Task to complete: Produce an exact transcription of the listing below, omitting the pictures.

-- START OF Data shown --

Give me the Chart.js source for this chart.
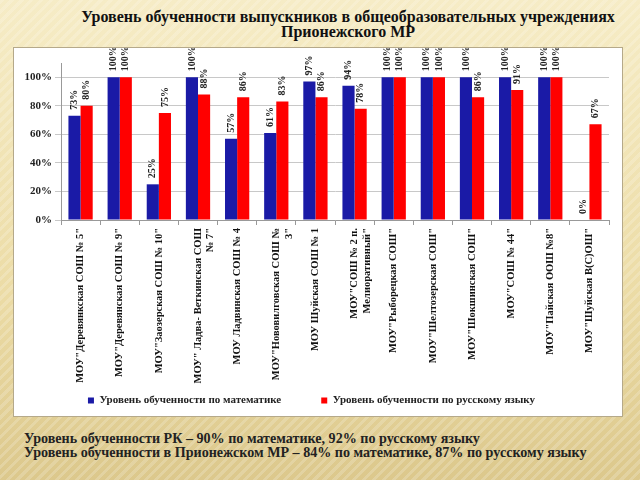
<!DOCTYPE html>
<html>
<head>
<meta charset="utf-8">
<script src="https://cdn.jsdelivr.net/npm/chart.js@4/dist/chart.umd.min.js"></script>
<style>
    html, body {
        margin: 0;
        padding: 0;
        width: 640px;
        height: 480px;
        overflow: hidden;
    }
    body {
        position: relative;
        font-family: "Liberation Serif", "DejaVu Serif", serif;
        background:
            repeating-linear-gradient(135deg, rgba(255,255,255,0.18) 0 3px, rgba(0,0,0,0) 3px 7px),
            linear-gradient(180deg, #f6ecc6 0%, #ecdca6 60%, #dcc88c 100%);
    }
    .title {
        position: absolute;
        left: 50px;
        width: 596px;
        top: 9px;
        text-align: center;
        font-weight: bold;
        font-size: 16px;
        line-height: 15px;
        color: #111;
    }
    .panel {
        position: absolute;
        left: 13px;
        top: 47px;
        width: 608px;
        height: 368px;
        background: #fff;
        border: 1px solid #b5a98a;
    }
    .notes {
        position: absolute;
        left: 24px;
        top: 431px;
        font-weight: bold;
        font-size: 14.1px;
        line-height: 14px;
        color: #222;
    }
</style>
</head>
<body>
<div class="title">Уровень обученности выпускников в общеобразовательных учреждениях<br>Прионежского МР</div>
<div class="panel"><canvas id="chart" width="608" height="368"></canvas></div>
<div class="notes">
    Уровень обученности РК – 90% по математике, 92% по русскому языку<br>
    Уровень обученности в Прионежском МР – 84% по математике, 87% по русскому языку
</div>
<script>
const schools = [
    ['МОУ"Деревянкская СОШ № 5"'],
    ['МОУ"Деревянская СОШ № 9"'],
    ['МОУ"Заозерская СОШ № 10"'],
    ['МОУ" Ладва- Веткинская СОШ', '№ 7"'],
    ['МОУ Ладвинская СОШ № 4'],
    ['МОУ"Нововилговская СОШ №', '3"'],
    ['МОУ Шуйская СОШ № 1'],
    ['МОУ"СОШ № 2 п.', 'Мелиоративный"'],
    ['МОУ"Рыборецкая СОШ"'],
    ['МОУ"Шелтозерская СОШ"'],
    ['МОУ"Шокшинская СОШ"'],
    ['МОУ"СОШ № 44"'],
    ['МОУ"Пайская ООШ №8"'],
    ['МОУ"Шуйская В(С)ОШ"']
];
const mathLevel = [73, 100, 25, 100, 57, 61, 97, 94, 100, 100, 100, 100, 100, 0];
const russianLevel = [80, 100, 75, 88, 86, 83, 86, 78, 100, 100, 86, 91, 100, 67];
const yTicks = [0, 20, 40, 60, 80, 100];

const serif = '"Liberation Serif", "DejaVu Serif", serif';

// vertical value labels above each bar
const barLabels = {
    id: 'barLabels',
    afterDatasetsDraw(chart) {
        const ctx = chart.ctx;
        ctx.save();
        ctx.font = 'bold 10px ' + serif;
        ctx.fillStyle = '#222';
        ctx.textAlign = 'left';
        ctx.textBaseline = 'middle';
        chart.data.datasets.forEach((ds, i) => {
            chart.getDatasetMeta(i).data.forEach((bar, j) => {
                ctx.save();
                ctx.translate(bar.x, bar.y - 6);
                ctx.rotate(-Math.PI / 2);
                ctx.fillText(ds.data[j] + '%', 0, 0);
                ctx.restore();
            });
        });
        ctx.restore();
    }
};

new Chart(document.getElementById('chart'), {
    type: 'bar',
    data: {
        labels: schools,
        datasets: [{
            label: 'Уровень обученности по математике',
            data: mathLevel,
            backgroundColor: '#1a1aa6',
            barPercentage: 1,
            categoryPercentage: 0.62
        }, {
            label: 'Уровень обученности по русскому языку',
            data: russianLevel,
            backgroundColor: '#ff0000',
            barPercentage: 1,
            categoryPercentage: 0.62
        }]
    },
    options: {
        responsive: false,
        animation: false,
        layout: {
            padding: { top: 15, right: 13, left: 0, bottom: 0 }
        },
        plugins: {
            legend: {
                position: 'bottom',
                labels: {
                    boxWidth: 6,
                    boxHeight: 6,
                    padding: 40,
                    color: '#222',
                    font: { family: serif, size: 11, weight: 'bold' }
                }
            },
            tooltip: { enabled: false }
        },
        scales: {
            x: {
                afterFit(scale) {
                    // long names run down into the legend strip, so no clipping
                    scale.height = 135;
                    scale._computeLabelArea = () => undefined;
                },
                grid: {
                    drawOnChartArea: false,
                    offset: true,
                    tickLength: 5,
                    color: '#999'
                },
                border: { color: '#999' },
                ticks: {
                    minRotation: 90,
                    maxRotation: 90,
                    color: '#111',
                    font: { family: serif, size: 10.5, weight: 'bold' },
                    autoSkip: false
                }
            },
            y: {
                min: 0,
                max: 110,
                afterBuildTicks(axis) {
                    axis.ticks = yTicks.map(v => ({ value: v }));
                },
                afterFit(scale) {
                    scale.width = 47;
                },
                grid: { color: '#c8c8c8', tickLength: 6 },
                border: { color: '#999' },
                ticks: {
                    color: '#222',
                    font: { family: serif, size: 11, weight: 'bold' },
                    callback: v => v + '%'
                }
            }
        }
    },
    plugins: [barLabels]
});
</script>
</body>
</html>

-- END OF Data shown --

Answer to the exercise:
Give me the Chart.js source for this chart.
<!DOCTYPE html>
<html>
<head>
<meta charset="utf-8">
<script src="https://cdn.jsdelivr.net/npm/chart.js@4/dist/chart.umd.min.js"></script>
<style>
    html, body {
        margin: 0;
        padding: 0;
        width: 640px;
        height: 480px;
        overflow: hidden;
    }
    body {
        position: relative;
        font-family: "Liberation Serif", "DejaVu Serif", serif;
        background:
            repeating-linear-gradient(135deg, rgba(255,255,255,0.18) 0 3px, rgba(0,0,0,0) 3px 7px),
            linear-gradient(180deg, #f6ecc6 0%, #ecdca6 60%, #dcc88c 100%);
    }
    .title {
        position: absolute;
        left: 50px;
        width: 596px;
        top: 9px;
        text-align: center;
        font-weight: bold;
        font-size: 16px;
        line-height: 15px;
        color: #111;
    }
    .panel {
        position: absolute;
        left: 13px;
        top: 47px;
        width: 608px;
        height: 368px;
        background: #fff;
        border: 1px solid #b5a98a;
    }
    .notes {
        position: absolute;
        left: 24px;
        top: 431px;
        font-weight: bold;
        font-size: 14.1px;
        line-height: 14px;
        color: #222;
    }
</style>
</head>
<body>
<div class="title">Уровень обученности выпускников в общеобразовательных учреждениях<br>Прионежского МР</div>
<div class="panel"><canvas id="chart" width="608" height="368"></canvas></div>
<div class="notes">
    Уровень обученности РК – 90% по математике, 92% по русскому языку<br>
    Уровень обученности в Прионежском МР – 84% по математике, 87% по русскому языку
</div>
<script>
const schools = [
    ['МОУ"Деревянкская СОШ № 5"'],
    ['МОУ"Деревянская СОШ № 9"'],
    ['МОУ"Заозерская СОШ № 10"'],
    ['МОУ" Ладва- Веткинская СОШ', '№ 7"'],
    ['МОУ Ладвинская СОШ № 4'],
    ['МОУ"Нововилговская СОШ №', '3"'],
    ['МОУ Шуйская СОШ № 1'],
    ['МОУ"СОШ № 2 п.', 'Мелиоративный"'],
    ['МОУ"Рыборецкая СОШ"'],
    ['МОУ"Шелтозерская СОШ"'],
    ['МОУ"Шокшинская СОШ"'],
    ['МОУ"СОШ № 44"'],
    ['МОУ"Пайская ООШ №8"'],
    ['МОУ"Шуйская В(С)ОШ"']
];
const mathLevel = [73, 100, 25, 100, 57, 61, 97, 94, 100, 100, 100, 100, 100, 0];
const russianLevel = [80, 100, 75, 88, 86, 83, 86, 78, 100, 100, 86, 91, 100, 67];
const yTicks = [0, 20, 40, 60, 80, 100];

const serif = '"Liberation Serif", "DejaVu Serif", serif';

// vertical value labels above each bar
const barLabels = {
    id: 'barLabels',
    afterDatasetsDraw(chart) {
        const ctx = chart.ctx;
        ctx.save();
        ctx.font = 'bold 10px ' + serif;
        ctx.fillStyle = '#222';
        ctx.textAlign = 'left';
        ctx.textBaseline = 'middle';
        chart.data.datasets.forEach((ds, i) => {
            chart.getDatasetMeta(i).data.forEach((bar, j) => {
                ctx.save();
                ctx.translate(bar.x, bar.y - 6);
                ctx.rotate(-Math.PI / 2);
                ctx.fillText(ds.data[j] + '%', 0, 0);
                ctx.restore();
            });
        });
        ctx.restore();
    }
};

new Chart(document.getElementById('chart'), {
    type: 'bar',
    data: {
        labels: schools,
        datasets: [{
            label: 'Уровень обученности по математике',
            data: mathLevel,
            backgroundColor: '#1a1aa6',
            barPercentage: 1,
            categoryPercentage: 0.62
        }, {
            label: 'Уровень обученности по русскому языку',
            data: russianLevel,
            backgroundColor: '#ff0000',
            barPercentage: 1,
            categoryPercentage: 0.62
        }]
    },
    options: {
        responsive: false,
        animation: false,
        layout: {
            padding: { top: 15, right: 13, left: 0, bottom: 0 }
        },
        plugins: {
            legend: {
                position: 'bottom',
                labels: {
                    boxWidth: 6,
                    boxHeight: 6,
                    padding: 40,
                    color: '#222',
                    font: { family: serif, size: 11, weight: 'bold' }
                }
            },
            tooltip: { enabled: false }
        },
        scales: {
            x: {
                afterFit(scale) {
                    // long names run down into the legend strip, so no clipping
                    scale.height = 135;
                    scale._computeLabelArea = () => undefined;
                },
                grid: {
                    drawOnChartArea: false,
                    offset: true,
                    tickLength: 5,
                    color: '#999'
                },
                border: { color: '#999' },
                ticks: {
                    minRotation: 90,
                    maxRotation: 90,
                    color: '#111',
                    font: { family: serif, size: 10.5, weight: 'bold' },
                    autoSkip: false
                }
            },
            y: {
                min: 0,
                max: 110,
                afterBuildTicks(axis) {
                    axis.ticks = yTicks.map(v => ({ value: v }));
                },
                afterFit(scale) {
                    scale.width = 47;
                },
                grid: { color: '#c8c8c8', tickLength: 6 },
                border: { color: '#999' },
                ticks: {
                    color: '#222',
                    font: { family: serif, size: 11, weight: 'bold' },
                    callback: v => v + '%'
                }
            }
        }
    },
    plugins: [barLabels]
});
</script>
</body>
</html>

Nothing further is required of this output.